Data follows below. Repeat exactly the lines between the line holding "What Plotly code" and the line holding "BARGAP = 0.335", inclusive, and nothing more; drop pictures.

===== DATASET EXTRACT =====

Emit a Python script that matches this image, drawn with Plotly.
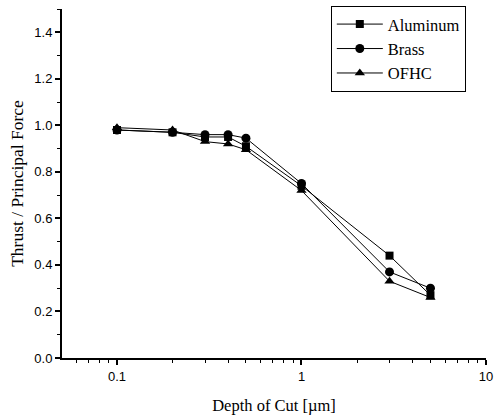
import plotly.graph_objects as go

depth = [0.1, 0.2, 0.3, 0.4, 0.5, 1.0, 3.0, 5.0]
aluminum = [0.98, 0.97, 0.95, 0.95, 0.91, 0.74, 0.44, 0.27]
brass = [0.98, 0.97, 0.96, 0.96, 0.945, 0.75, 0.37, 0.30]
ofhc = [0.99, 0.98, 0.93, 0.92, 0.895, 0.72, 0.33, 0.26]

series = [
    ("Aluminum", aluminum, "square", 8),
    ("Brass", brass, "circle", 9),
    ("OFHC", ofhc, "triangle-up", 9),
]

fig = go.Figure()
for name, vals, sym, sz in series:
    fig.add_trace(go.Scatter(
        x=depth, y=vals, name=name, mode="lines+markers",
        line=dict(color="black", width=1),
        marker=dict(symbol=sym, size=sz, color="black"),
    ))

tickfont = dict(family="Liberation Sans, Arial", size=13, color="black")

fig.update_layout(
    width=494, height=419,
    margin=dict(l=62, r=8, t=6, b=61),
    paper_bgcolor="white", plot_bgcolor="white",
    showlegend=True,
    legend=dict(
        x=0.634, y=1.009, xanchor="left", yanchor="top",
        bordercolor="black", borderwidth=1, bgcolor="white",
        font=dict(family="Liberation Serif, Times New Roman", size=16.5, color="black"),
        tracegroupgap=0, itemwidth=46,
    ),
    xaxis=dict(
        type="log", range=[-1.298, 1.0],
        tickvals=[0.1, 1, 10], ticktext=["0.1", "1", "10"],
        ticks="outside", ticklen=5, tickwidth=1.5, tickcolor="black",
        minor=dict(tickvals=[0.06, 0.07, 0.08, 0.09, 0.2, 0.3, 0.4, 0.5, 0.6, 0.7, 0.8, 0.9,
                             2, 3, 4, 5, 6, 7, 8, 9],
                   ticks="outside", ticklen=3, tickcolor="black", tickwidth=1),
        showline=True, linecolor="black", linewidth=2, mirror=False,
        showgrid=False, zeroline=False, automargin=False,
        ticklabeloverflow="allow",
        tickfont=tickfont,
        title=dict(text="Depth of Cut [µm]",
                   font=dict(family="Liberation Serif, Times New Roman", size=16.5, color="black"),
                   standoff=17),
    ),
    yaxis=dict(
        range=[0, 1.5],
        tickvals=[0, 0.2, 0.4, 0.6, 0.8, 1.0, 1.2, 1.4],
        ticktext=["0.0", "0.2", "0.4", "0.6", "0.8", "1.0", "1.2", "1.4"],
        ticks="outside", ticklen=5, tickwidth=1.5, tickcolor="black",
        minor=dict(dtick=0.1, ticks="outside", ticklen=3, tickcolor="black", tickwidth=1),
        showline=True, linecolor="black", linewidth=2, mirror=False,
        showgrid=False, zeroline=False, automargin=False,
        tickfont=tickfont,
        title=dict(text="Thrust / Principal Force",
                   font=dict(family="Liberation Serif, Times New Roman", size=17.5, color="black"),
                   standoff=6),
    ),
)

fig.write_html("out.html", config={"displayModeBar": False},
               post_script="document.body.style.margin='0';")
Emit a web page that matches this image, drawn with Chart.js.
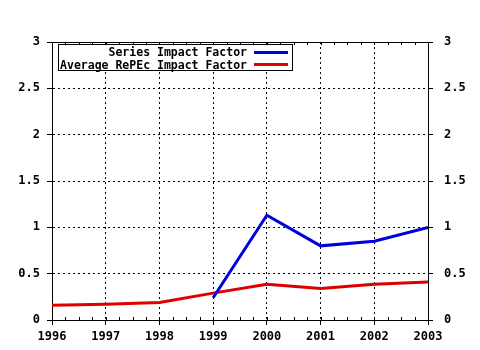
<!DOCTYPE html>
<html>
<head>
<meta charset="utf-8">
<script src="https://cdn.jsdelivr.net/npm/chart.js@4/dist/chart.umd.min.js"></script>
<style>
  body { margin: 0; background: #fff; }
  #wrap { position: relative; width: 480px; height: 350px; }
  #legend {
    position: absolute; left: 58px; top: 44px; width: 233px; height: 25px;
    border: 1px solid #000; background: #fff;
    font: bold 11.5px "DejaVu Sans Mono", monospace; color: #000;
  }
  .legend-item { display: flex; justify-content: flex-end; align-items: center; height: 12.5px; padding-right: 4px; white-space: nowrap; }
  .legend-item:first-child { margin-top: 1px; }
  .legend-color { width: 34px; height: 3px; margin-left: 7px; flex: none; }
</style>
</head>
<body>
<div id="wrap">
  <canvas id="chart" width="480" height="350"></canvas>
  <div id="legend"></div>
</div>
<script>
// Data
const years = [1996, 1997, 1998, 1999, 2000, 2001, 2002, 2003];
const seriesImpact = [null, null, null, 0.24, 1.13, 0.80, 0.85, 1.00];
const averageImpact = [0.16, 0.17, 0.19, 0.29, 0.385, 0.34, 0.385, 0.41];
const seriesLabels = ['Series Impact Factor', 'Average RePEc Impact Factor'];
const seriesColors = ['#0000dd', '#dd0000'];

const FONT = { family: '"DejaVu Sans Mono", monospace', size: 12, weight: 'bold' };

// top border + small minor ticks on top/bottom axes
const frame = {
  id: 'frame',
  afterDraw(chart) {
    const { ctx, chartArea: a, scales } = chart;
    ctx.save();
    ctx.strokeStyle = '#000';
    ctx.lineWidth = 1;
    ctx.beginPath();
    ctx.moveTo(a.left, a.top + 0.5); ctx.lineTo(a.right, a.top + 0.5);
    for (let v = years[0]; v <= years[years.length - 1]; v += 0.25) {
      const x = Math.round(scales.x.getPixelForValue(v)) + 0.5;
      ctx.moveTo(x, a.bottom - 3); ctx.lineTo(x, a.bottom);
      ctx.moveTo(x, a.top); ctx.lineTo(x, a.top + 3);
    }
    ctx.stroke();
    ctx.restore();
  }
};

function buildLegend() {
  const box = document.getElementById('legend');
  seriesLabels.forEach((label, i) => {
    const item = document.createElement('div');
    item.className = 'legend-item';
    item.innerHTML = `<span>${label}</span><div class="legend-color" style="background-color: ${seriesColors[i]}"></div>`;
    box.appendChild(item);
  });
}

new Chart(document.getElementById('chart'), {
  type: 'line',
  data: {
    datasets: [
      {
        label: seriesLabels[0],
        data: years.map((y, i) => ({ x: y, y: seriesImpact[i] })),
        borderColor: seriesColors[0],
        borderWidth: 3,
        pointRadius: 0,
        tension: 0,
        spanGaps: false
      },
      {
        label: seriesLabels[1],
        data: years.map((y, i) => ({ x: y, y: averageImpact[i] })),
        borderColor: seriesColors[1],
        borderWidth: 3,
        pointRadius: 0,
        tension: 0
      }
    ]
  },
  options: {
    responsive: false,
    animation: false,
    layout: { padding: { top: 42, left: 0, right: 0, bottom: 0 } },
    plugins: { legend: { display: false }, tooltip: { enabled: false } },
    scales: {
      x: {
        type: 'linear',
        min: 1996, max: 2003,
        afterFit: s => { s.height = 30; },
        ticks: { stepSize: 1, color: '#000', font: FONT, padding: 5, maxRotation: 0, callback: v => String(v) },
        grid: { color: '#000', tickColor: '#000', tickLength: 5 },
        border: { color: '#000', dash: [2, 3] }
      },
      y: {
        position: 'left',
        min: 0, max: 3,
        afterFit: s => { s.width = 52; },
        ticks: { stepSize: 0.5, color: '#000', font: FONT, padding: 7, callback: v => String(v) },
        grid: { color: '#000', tickColor: '#000', tickLength: 5 },
        border: { color: '#000', dash: [2, 3] }
      },
      y2: {
        position: 'right',
        min: 0, max: 3,
        afterFit: s => { s.width = 52; },
        ticks: { stepSize: 0.5, color: '#000', font: FONT, padding: 11, callback: v => String(v) },
        grid: { drawOnChartArea: false, tickColor: '#000', tickLength: 5 },
        border: { color: '#000' }
      }
    }
  },
  plugins: [frame]
});

buildLegend();
</script>
</body>
</html>
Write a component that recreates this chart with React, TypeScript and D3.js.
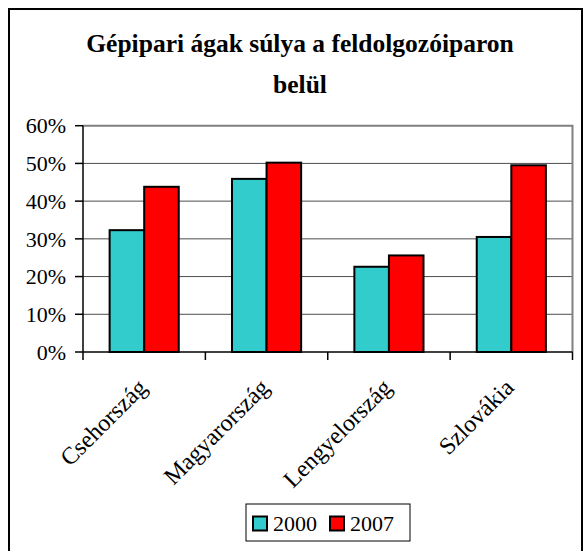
import * as d3 from 'd3';

const categories = ['Csehország', 'Magyarország', 'Lengyelország', 'Szlovákia'];
const seriesNames = ['2000', '2007'];
const values2000 = [0.323, 0.459, 0.226, 0.305];
const values2007 = [0.438, 0.502, 0.256, 0.495];
const seriesColors = ['#33CCCC', '#FF0000'];
const yTicks = [0, 0.1, 0.2, 0.3, 0.4, 0.5, 0.6];
const titleLines = ['Gépipari ágak súlya a feldolgozóiparon', 'belül'];

const W = 584, H = 551;
const plot = { left: 83, right: 572.5, top: 125.7, bottom: 352 };
const FONT = '"Liberation Serif", "Times New Roman", serif';

export default function App() {
  const x = d3.scaleBand().domain(categories).range([plot.left, plot.right]).padding(0);
  const inner = d3.scaleBand().domain(seriesNames).range([0, x.bandwidth()]).paddingInner(0).paddingOuter(0.77);
  const y = d3.scaleLinear().domain([0, 0.6]).range([plot.bottom, plot.top]);
  const fmt = d3.format('.0%');
  const series = [values2000, values2007];
  const boundaries = categories.map(c => x(c)!).concat([plot.right]);

  // legend box, centred under the plot
  const legendX = 246, legendY = 504, legendW = 164, legendH = 37;

  return (
    <div style={{ position: 'absolute', left: 0, top: 0 }}>
      <svg width={W} height={H} style={{ display: 'block', fontFamily: FONT }}>
        <rect x={0} y={0} width={W} height={H} fill="#fff" />
        {/* chart frame */}
        <rect x={9} y={9} width={573} height={580} fill="none" stroke="#000" strokeWidth={2} />

        {/* title */}
        {titleLines.map((t, i) => (
          <text key={t} x={300} y={52 + i * 41} textAnchor="middle" fontSize={25.5} fontWeight="bold" fill="#000" fontFamily={FONT}>{t}</text>
        ))}

        {/* gridlines */}
        {yTicks.slice(1, -1).map(t => (
          <line key={t} x1={plot.left} x2={plot.right} y1={y(t)} y2={y(t)} stroke="#4d4d4d" strokeWidth={1} />
        ))}
        {/* plot border top/right */}
        <path d={`M${plot.left},${y(0.6)}H${plot.right}V${plot.bottom}`} fill="none" stroke="#808080" strokeWidth={2} />

        {/* bars */}
        {series.map((vals, si) => vals.map((v, ci) => (
          <rect key={`${si}-${ci}`}
            x={x(categories[ci])! + inner(seriesNames[si])!}
            y={y(v)}
            width={inner.bandwidth()}
            height={y(0) - y(v)}
            fill={seriesColors[si]} stroke="#000" strokeWidth={2} />
        )))}

        {/* y axis */}
        <line x1={plot.left} x2={plot.left} y1={plot.top} y2={plot.bottom} stroke="#000" strokeWidth={1.5} />
        {yTicks.map(t => (
          <g key={t}>
            <line x1={plot.left - 8} x2={plot.left} y1={y(t)} y2={y(t)} stroke="#000" strokeWidth={1.5} />
            <text x={66} y={y(t)} dy="0.35em" textAnchor="end" fontSize={22} fill="#000" fontFamily={FONT}>{fmt(t)}</text>
          </g>
        ))}

        {/* x axis */}
        <line x1={plot.left} x2={plot.right} y1={plot.bottom} y2={plot.bottom} stroke="#000" strokeWidth={1.5} />
        {boundaries.map((b, i) => (
          <line key={i} x1={b} x2={b} y1={plot.bottom} y2={plot.bottom + 8} stroke="#000" strokeWidth={1.5} />
        ))}
        {categories.map(c => {
          const cx = x(c)! + x.bandwidth() / 2 + 4;
          const cy = plot.bottom + 37;
          return (
            <text key={c} x={cx} y={cy} transform={`rotate(-45,${cx},${cy})`} textAnchor="end" fontSize={24} fill="#000" fontFamily={FONT}>{c}</text>
          );
        })}

        {/* legend */}
        <rect x={legendX} y={legendY} width={legendW} height={legendH} fill="#fff" stroke="#000" strokeWidth={1} />
        {seriesNames.map((s, i) => {
          const lx = legendX + 7 + i * 77;
          return (
            <g key={s}>
              <rect x={lx} y={legendY + 12.5} width={14} height={14} fill={seriesColors[i]} stroke="#000" strokeWidth={2} />
              <text x={lx + 20} y={legendY + 27} fontSize={22} fill="#000" fontFamily={FONT}>{s}</text>
            </g>
          );
        })}
      </svg>
    </div>
  );
}
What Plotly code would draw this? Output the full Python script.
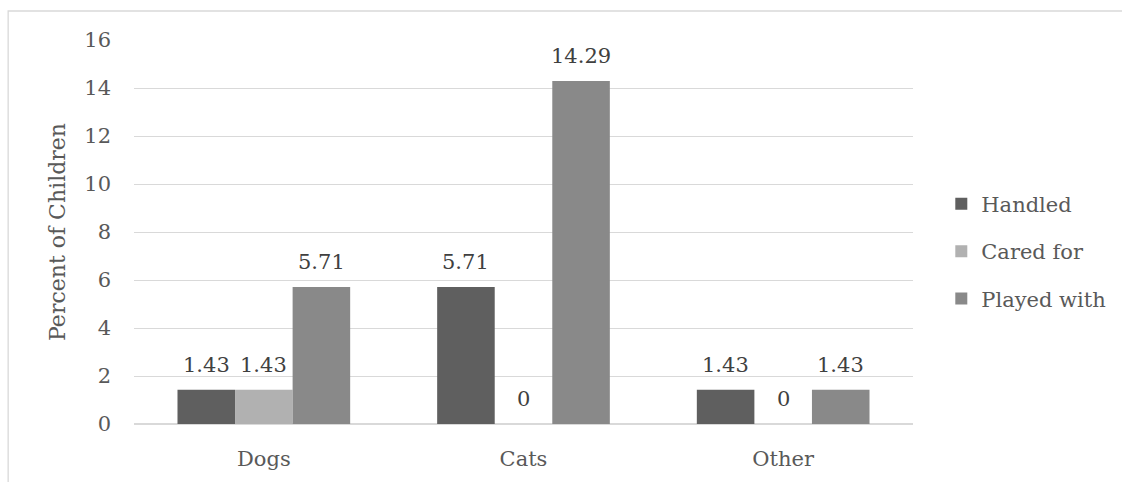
import plotly.graph_objects as go

categories = ["Dogs", "Cats", "Other"]
handled = [1.43, 5.71, 1.43]
cared_for = [1.43, 0, 0]
played_with = [5.71, 14.29, 1.43]
y_ticks = [0, 2, 4, 6, 8, 10, 12, 14, 16]

series = [
    ("Handled", handled, "#5f5f5f"),
    ("Cared for", cared_for, "#b1b1b1"),
    ("Played with", played_with, "#898989"),
]

FONT = "'DejaVu Serif', serif"
FS = 21
W, H = 1122, 482
M = dict(l=134, r=208, t=40, b=58)
BARGAP = 0.335

fig = go.Figure()
for i, (name, vals, color) in enumerate(series):
    fig.add_trace(go.Bar(
        x=categories, y=vals, name=name,
        marker=dict(color=color, line=dict(width=0)),
        legendgroup=name,
    ))

# value labels above each bar, shifted to the bar's slot in its group
plot_w = W - M["l"] - M["r"]
bar_w = plot_w / len(categories) * (1 - BARGAP) / len(series)
annotations = []
for i, (name, vals, color) in enumerate(series):
    for cat, v in zip(categories, vals):
        annotations.append(dict(
            x=cat, y=v, xref="x", yref="y",
            text=f"{v:g}", showarrow=False,
            xshift=(i - (len(series) - 1) / 2) * bar_w,
            yanchor="bottom", yshift=11,
            font=dict(family=FONT, size=FS, color="#404040"),
        ))

plot_h = H - M["t"] - M["b"]
fig.update_layout(
    width=W, height=H, margin=M,
    paper_bgcolor="white", plot_bgcolor="white",
    barmode="group", bargap=BARGAP, bargroupgap=0,
    font=dict(family=FONT, size=FS, color="#595959"),
    annotations=annotations,
    legend=dict(
        x=1.035, y=0.45, xanchor="left", yanchor="middle",
        font=dict(family=FONT, size=FS, color="#595959"),
        tracegroupgap=17, traceorder="grouped",
    ),
    xaxis=dict(
        showgrid=False, showline=False, zeroline=False,
        ticks="", ticklabelstandoff=20,
        tickfont=dict(family=FONT, size=FS, color="#595959"),
    ),
    yaxis=dict(
        range=[0, 16], tickvals=y_ticks,
        showgrid=True, gridcolor="#d9d9d9", gridwidth=1.3,
        zeroline=True, zerolinecolor="#d9d9d9", zerolinewidth=1.5,
        showline=False, ticks="", ticklabelstandoff=22,
        tickfont=dict(family=FONT, size=FS, color="#595959"),
        title=dict(text="Percent of Children", standoff=12,
                   font=dict(family=FONT, size=22, color="#595959")),
    ),
    shapes=[dict(
        type="rect", xref="paper", yref="paper",
        x0=(8 - M["l"]) / plot_w, x1=1.5,
        y0=-0.5, y1=(H - M["b"] - 11) / plot_h,
        line=dict(color="#d9d9d9", width=1.3), layer="below",
    )],
)

fig.write_html("out.html")
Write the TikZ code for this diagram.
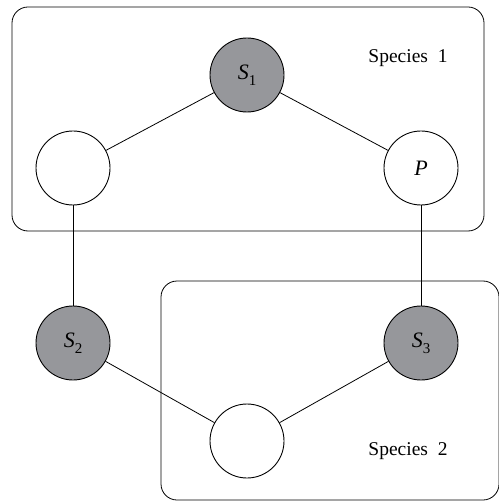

=====

THE RESPONSE:
What Plotly code would draw this? Output the full Python script.
import plotly.graph_objects as go

categories = ["Dogs", "Cats", "Other"]
handled = [1.43, 5.71, 1.43]
cared_for = [1.43, 0, 0]
played_with = [5.71, 14.29, 1.43]
y_ticks = [0, 2, 4, 6, 8, 10, 12, 14, 16]

series = [
    ("Handled", handled, "#5f5f5f"),
    ("Cared for", cared_for, "#b1b1b1"),
    ("Played with", played_with, "#898989"),
]

FONT = "'DejaVu Serif', serif"
FS = 21
W, H = 1122, 482
M = dict(l=134, r=208, t=40, b=58)
BARGAP = 0.335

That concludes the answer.